▸ **WHAT NEEDS TO BE DONE**:
Copy, exactly and only, the lines from the one with "Write a Python" up to and including the one with "7.5, 7.9, 7.3]", leaving pictures out.

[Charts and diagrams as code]
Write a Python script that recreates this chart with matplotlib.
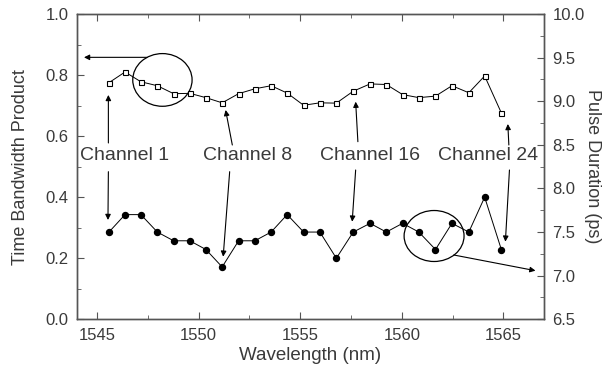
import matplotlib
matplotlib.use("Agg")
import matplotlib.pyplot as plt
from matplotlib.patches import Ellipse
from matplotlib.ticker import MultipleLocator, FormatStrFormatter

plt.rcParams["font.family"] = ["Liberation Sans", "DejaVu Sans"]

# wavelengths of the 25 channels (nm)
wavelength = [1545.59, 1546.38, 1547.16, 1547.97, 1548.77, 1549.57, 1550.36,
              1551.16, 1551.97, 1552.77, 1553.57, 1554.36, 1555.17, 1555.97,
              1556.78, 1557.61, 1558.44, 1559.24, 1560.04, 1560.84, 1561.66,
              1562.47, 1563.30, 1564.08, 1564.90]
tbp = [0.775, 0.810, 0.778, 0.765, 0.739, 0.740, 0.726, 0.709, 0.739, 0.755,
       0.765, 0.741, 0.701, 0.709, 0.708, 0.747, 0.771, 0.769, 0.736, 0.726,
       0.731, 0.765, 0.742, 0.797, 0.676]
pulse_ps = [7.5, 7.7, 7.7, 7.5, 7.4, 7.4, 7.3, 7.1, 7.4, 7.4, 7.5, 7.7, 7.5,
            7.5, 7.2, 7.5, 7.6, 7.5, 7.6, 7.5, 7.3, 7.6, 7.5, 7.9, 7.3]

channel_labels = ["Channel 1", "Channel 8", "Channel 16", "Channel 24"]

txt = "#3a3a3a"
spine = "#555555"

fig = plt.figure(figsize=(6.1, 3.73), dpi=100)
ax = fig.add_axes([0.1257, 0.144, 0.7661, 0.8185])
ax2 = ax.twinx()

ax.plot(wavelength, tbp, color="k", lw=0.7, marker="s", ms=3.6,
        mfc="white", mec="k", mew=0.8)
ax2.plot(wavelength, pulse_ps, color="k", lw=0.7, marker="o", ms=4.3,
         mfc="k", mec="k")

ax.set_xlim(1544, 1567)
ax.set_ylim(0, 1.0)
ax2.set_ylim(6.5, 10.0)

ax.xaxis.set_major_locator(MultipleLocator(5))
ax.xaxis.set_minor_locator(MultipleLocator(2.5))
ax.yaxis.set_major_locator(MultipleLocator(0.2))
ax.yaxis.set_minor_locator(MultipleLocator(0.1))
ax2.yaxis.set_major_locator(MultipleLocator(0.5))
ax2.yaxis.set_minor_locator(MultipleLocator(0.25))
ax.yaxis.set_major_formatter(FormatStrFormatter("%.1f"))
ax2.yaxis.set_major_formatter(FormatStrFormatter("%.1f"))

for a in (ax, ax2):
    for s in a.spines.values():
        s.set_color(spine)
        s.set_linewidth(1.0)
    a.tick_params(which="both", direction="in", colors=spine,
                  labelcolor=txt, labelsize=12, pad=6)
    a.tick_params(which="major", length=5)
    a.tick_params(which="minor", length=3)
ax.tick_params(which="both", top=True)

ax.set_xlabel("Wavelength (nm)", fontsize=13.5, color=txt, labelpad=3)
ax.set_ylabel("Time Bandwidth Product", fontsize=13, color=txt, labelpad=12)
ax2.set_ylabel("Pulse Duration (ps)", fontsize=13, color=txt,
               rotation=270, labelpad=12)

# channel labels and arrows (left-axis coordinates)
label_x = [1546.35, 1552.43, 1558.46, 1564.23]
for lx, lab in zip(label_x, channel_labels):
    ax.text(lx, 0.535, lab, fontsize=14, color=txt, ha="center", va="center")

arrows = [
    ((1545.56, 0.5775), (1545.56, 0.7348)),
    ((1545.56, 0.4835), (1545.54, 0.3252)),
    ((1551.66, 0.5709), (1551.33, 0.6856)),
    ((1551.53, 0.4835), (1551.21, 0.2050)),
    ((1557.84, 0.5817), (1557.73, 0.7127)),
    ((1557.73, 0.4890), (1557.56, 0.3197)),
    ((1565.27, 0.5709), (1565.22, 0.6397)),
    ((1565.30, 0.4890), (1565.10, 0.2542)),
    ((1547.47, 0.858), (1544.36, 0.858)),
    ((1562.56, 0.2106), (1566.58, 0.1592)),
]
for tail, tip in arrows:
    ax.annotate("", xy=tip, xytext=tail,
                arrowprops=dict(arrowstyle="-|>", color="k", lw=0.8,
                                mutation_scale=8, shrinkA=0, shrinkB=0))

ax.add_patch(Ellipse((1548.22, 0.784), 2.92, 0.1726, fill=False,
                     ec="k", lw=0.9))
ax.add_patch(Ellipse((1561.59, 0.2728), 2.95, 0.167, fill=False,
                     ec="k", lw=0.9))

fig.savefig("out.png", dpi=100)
* * *
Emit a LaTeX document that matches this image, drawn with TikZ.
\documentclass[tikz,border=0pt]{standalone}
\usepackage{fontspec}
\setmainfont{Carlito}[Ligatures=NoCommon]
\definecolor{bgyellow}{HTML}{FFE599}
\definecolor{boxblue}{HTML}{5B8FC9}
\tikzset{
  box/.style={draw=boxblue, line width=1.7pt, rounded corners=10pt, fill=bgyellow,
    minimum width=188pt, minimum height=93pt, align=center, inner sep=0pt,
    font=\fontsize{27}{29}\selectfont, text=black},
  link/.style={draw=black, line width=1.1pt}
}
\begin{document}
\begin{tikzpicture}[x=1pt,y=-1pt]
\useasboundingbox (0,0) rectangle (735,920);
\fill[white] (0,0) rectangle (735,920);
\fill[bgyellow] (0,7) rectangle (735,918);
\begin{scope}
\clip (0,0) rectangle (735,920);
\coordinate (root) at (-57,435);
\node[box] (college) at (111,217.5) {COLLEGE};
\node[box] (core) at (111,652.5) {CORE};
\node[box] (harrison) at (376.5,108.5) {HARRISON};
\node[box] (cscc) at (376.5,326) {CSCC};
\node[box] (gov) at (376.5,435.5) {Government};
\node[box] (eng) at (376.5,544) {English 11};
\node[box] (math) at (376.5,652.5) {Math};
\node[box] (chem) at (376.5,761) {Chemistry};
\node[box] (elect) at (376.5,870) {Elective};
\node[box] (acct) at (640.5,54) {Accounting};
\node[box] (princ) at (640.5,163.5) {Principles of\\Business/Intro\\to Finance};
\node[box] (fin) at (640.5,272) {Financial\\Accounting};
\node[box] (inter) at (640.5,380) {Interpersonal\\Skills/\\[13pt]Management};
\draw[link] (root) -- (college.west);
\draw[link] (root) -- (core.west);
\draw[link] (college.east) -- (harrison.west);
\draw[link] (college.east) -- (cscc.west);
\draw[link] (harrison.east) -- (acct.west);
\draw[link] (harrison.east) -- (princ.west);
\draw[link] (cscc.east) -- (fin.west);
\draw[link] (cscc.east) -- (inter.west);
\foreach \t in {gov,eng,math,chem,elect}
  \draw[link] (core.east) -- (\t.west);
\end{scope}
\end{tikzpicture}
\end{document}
* * *
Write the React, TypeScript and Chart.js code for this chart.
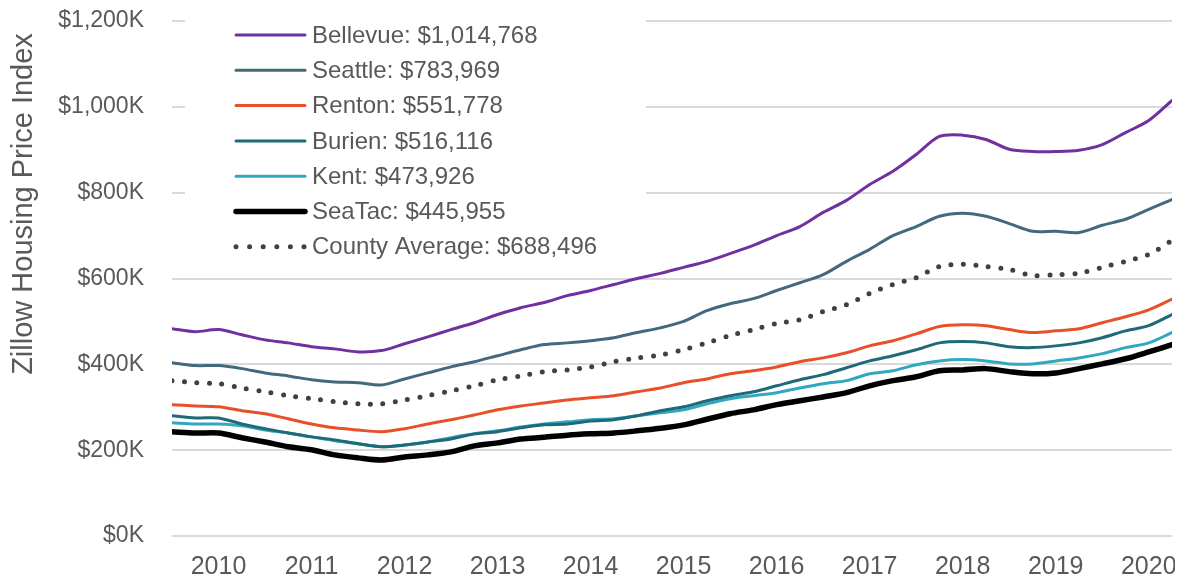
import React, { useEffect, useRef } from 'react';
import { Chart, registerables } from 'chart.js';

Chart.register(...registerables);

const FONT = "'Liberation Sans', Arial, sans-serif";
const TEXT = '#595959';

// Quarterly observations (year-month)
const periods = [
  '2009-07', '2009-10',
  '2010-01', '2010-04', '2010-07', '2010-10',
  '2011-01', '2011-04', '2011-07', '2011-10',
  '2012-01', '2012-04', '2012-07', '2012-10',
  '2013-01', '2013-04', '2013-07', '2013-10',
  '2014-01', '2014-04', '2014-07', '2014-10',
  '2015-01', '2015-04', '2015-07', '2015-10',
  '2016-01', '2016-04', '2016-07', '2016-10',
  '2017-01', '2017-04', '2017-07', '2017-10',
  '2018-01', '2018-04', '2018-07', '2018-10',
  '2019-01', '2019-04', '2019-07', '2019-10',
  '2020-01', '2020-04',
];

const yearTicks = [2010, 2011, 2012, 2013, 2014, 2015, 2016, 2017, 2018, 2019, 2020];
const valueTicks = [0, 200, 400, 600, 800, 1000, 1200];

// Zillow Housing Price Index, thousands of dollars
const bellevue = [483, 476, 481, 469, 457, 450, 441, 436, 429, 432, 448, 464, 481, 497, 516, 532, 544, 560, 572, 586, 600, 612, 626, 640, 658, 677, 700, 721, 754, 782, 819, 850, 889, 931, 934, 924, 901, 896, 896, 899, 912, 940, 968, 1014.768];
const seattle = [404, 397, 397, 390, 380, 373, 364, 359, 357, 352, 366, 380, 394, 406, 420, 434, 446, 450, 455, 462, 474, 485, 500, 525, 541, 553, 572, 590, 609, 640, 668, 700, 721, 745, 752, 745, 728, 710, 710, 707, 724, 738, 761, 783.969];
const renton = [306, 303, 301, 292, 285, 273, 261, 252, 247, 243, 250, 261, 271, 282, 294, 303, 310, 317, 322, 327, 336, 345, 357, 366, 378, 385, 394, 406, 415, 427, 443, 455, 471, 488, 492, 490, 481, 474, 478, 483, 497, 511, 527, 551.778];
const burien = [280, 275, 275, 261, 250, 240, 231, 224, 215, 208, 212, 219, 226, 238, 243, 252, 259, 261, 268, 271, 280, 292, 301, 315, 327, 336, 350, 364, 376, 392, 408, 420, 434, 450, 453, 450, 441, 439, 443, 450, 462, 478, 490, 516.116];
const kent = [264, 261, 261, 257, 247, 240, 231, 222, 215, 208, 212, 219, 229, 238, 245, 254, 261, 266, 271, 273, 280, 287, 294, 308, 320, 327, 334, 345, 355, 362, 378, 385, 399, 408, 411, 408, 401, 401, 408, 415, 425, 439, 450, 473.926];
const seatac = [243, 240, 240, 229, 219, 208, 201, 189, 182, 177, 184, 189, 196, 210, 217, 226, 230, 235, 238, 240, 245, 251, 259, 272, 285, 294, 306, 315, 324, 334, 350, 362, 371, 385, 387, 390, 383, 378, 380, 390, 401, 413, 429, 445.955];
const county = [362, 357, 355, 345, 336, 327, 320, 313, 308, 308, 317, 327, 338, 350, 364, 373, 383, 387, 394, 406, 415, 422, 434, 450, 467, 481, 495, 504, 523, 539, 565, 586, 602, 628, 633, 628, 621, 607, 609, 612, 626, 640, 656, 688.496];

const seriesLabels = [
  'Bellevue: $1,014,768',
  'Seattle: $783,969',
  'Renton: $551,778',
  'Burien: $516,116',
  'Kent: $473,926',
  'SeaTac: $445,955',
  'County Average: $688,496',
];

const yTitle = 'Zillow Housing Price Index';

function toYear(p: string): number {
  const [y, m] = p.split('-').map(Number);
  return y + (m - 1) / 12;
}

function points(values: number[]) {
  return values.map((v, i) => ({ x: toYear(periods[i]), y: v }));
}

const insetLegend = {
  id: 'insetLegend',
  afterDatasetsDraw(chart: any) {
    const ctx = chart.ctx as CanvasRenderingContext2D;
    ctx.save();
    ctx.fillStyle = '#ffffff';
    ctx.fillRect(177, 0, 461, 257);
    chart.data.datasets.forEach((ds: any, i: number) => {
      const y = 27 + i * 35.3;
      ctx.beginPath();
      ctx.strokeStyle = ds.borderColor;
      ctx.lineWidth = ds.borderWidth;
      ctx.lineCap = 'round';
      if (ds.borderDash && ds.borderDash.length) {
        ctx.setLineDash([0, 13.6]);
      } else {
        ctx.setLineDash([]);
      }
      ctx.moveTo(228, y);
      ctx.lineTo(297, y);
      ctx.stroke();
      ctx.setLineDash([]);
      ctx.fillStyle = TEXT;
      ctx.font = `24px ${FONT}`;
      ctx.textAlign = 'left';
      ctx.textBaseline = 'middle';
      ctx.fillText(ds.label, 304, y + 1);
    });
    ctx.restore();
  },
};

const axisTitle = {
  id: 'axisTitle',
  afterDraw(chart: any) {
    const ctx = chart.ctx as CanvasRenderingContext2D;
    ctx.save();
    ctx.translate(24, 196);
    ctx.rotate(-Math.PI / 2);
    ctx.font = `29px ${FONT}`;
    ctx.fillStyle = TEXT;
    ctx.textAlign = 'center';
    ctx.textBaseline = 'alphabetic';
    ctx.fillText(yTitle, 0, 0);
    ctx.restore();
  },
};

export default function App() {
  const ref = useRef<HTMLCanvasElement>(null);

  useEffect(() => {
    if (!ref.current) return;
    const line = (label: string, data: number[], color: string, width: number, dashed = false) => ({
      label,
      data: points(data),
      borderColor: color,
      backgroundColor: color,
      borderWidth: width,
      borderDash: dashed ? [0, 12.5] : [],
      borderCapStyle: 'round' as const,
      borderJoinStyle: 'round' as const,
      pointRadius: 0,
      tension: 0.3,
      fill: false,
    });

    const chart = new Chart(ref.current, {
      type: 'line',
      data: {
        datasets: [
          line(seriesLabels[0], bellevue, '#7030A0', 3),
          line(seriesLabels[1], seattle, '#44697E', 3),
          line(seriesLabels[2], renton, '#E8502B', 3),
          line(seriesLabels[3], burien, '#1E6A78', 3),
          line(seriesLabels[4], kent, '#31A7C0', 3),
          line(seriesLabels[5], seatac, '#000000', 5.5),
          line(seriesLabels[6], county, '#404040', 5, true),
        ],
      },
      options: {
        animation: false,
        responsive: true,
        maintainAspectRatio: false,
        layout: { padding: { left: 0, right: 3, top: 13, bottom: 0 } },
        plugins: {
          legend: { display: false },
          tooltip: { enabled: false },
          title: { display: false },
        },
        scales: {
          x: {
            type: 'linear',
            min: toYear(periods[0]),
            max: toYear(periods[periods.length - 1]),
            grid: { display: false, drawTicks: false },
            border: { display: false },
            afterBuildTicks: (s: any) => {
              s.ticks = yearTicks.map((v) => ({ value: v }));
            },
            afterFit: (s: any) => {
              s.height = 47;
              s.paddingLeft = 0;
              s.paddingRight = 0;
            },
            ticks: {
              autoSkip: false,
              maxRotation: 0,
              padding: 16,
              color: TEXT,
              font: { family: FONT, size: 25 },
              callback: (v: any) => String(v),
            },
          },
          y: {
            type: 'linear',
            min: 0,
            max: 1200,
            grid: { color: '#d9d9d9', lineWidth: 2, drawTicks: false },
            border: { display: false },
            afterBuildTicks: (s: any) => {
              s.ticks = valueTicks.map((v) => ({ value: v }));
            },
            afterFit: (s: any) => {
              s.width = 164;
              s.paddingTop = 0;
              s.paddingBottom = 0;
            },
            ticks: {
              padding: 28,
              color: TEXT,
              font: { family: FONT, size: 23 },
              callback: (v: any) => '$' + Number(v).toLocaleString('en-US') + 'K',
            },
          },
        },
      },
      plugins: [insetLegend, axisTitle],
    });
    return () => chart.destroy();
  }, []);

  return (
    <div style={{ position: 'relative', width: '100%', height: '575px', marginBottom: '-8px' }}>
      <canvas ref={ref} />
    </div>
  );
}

▸ **IN RESPONSE**:
Write a Python script that recreates this chart with matplotlib.
import matplotlib
matplotlib.use("Agg")
import matplotlib.pyplot as plt
from matplotlib.patches import Ellipse
from matplotlib.ticker import MultipleLocator, FormatStrFormatter

plt.rcParams["font.family"] = ["Liberation Sans", "DejaVu Sans"]

# wavelengths of the 25 channels (nm)
wavelength = [1545.59, 1546.38, 1547.16, 1547.97, 1548.77, 1549.57, 1550.36,
              1551.16, 1551.97, 1552.77, 1553.57, 1554.36, 1555.17, 1555.97,
              1556.78, 1557.61, 1558.44, 1559.24, 1560.04, 1560.84, 1561.66,
              1562.47, 1563.30, 1564.08, 1564.90]
tbp = [0.775, 0.810, 0.778, 0.765, 0.739, 0.740, 0.726, 0.709, 0.739, 0.755,
       0.765, 0.741, 0.701, 0.709, 0.708, 0.747, 0.771, 0.769, 0.736, 0.726,
       0.731, 0.765, 0.742, 0.797, 0.676]
pulse_ps = [7.5, 7.7, 7.7, 7.5, 7.4, 7.4, 7.3, 7.1, 7.4, 7.4, 7.5, 7.7, 7.5,
            7.5, 7.2, 7.5, 7.6, 7.5, 7.6, 7.5, 7.3, 7.6, 7.5, 7.9, 7.3]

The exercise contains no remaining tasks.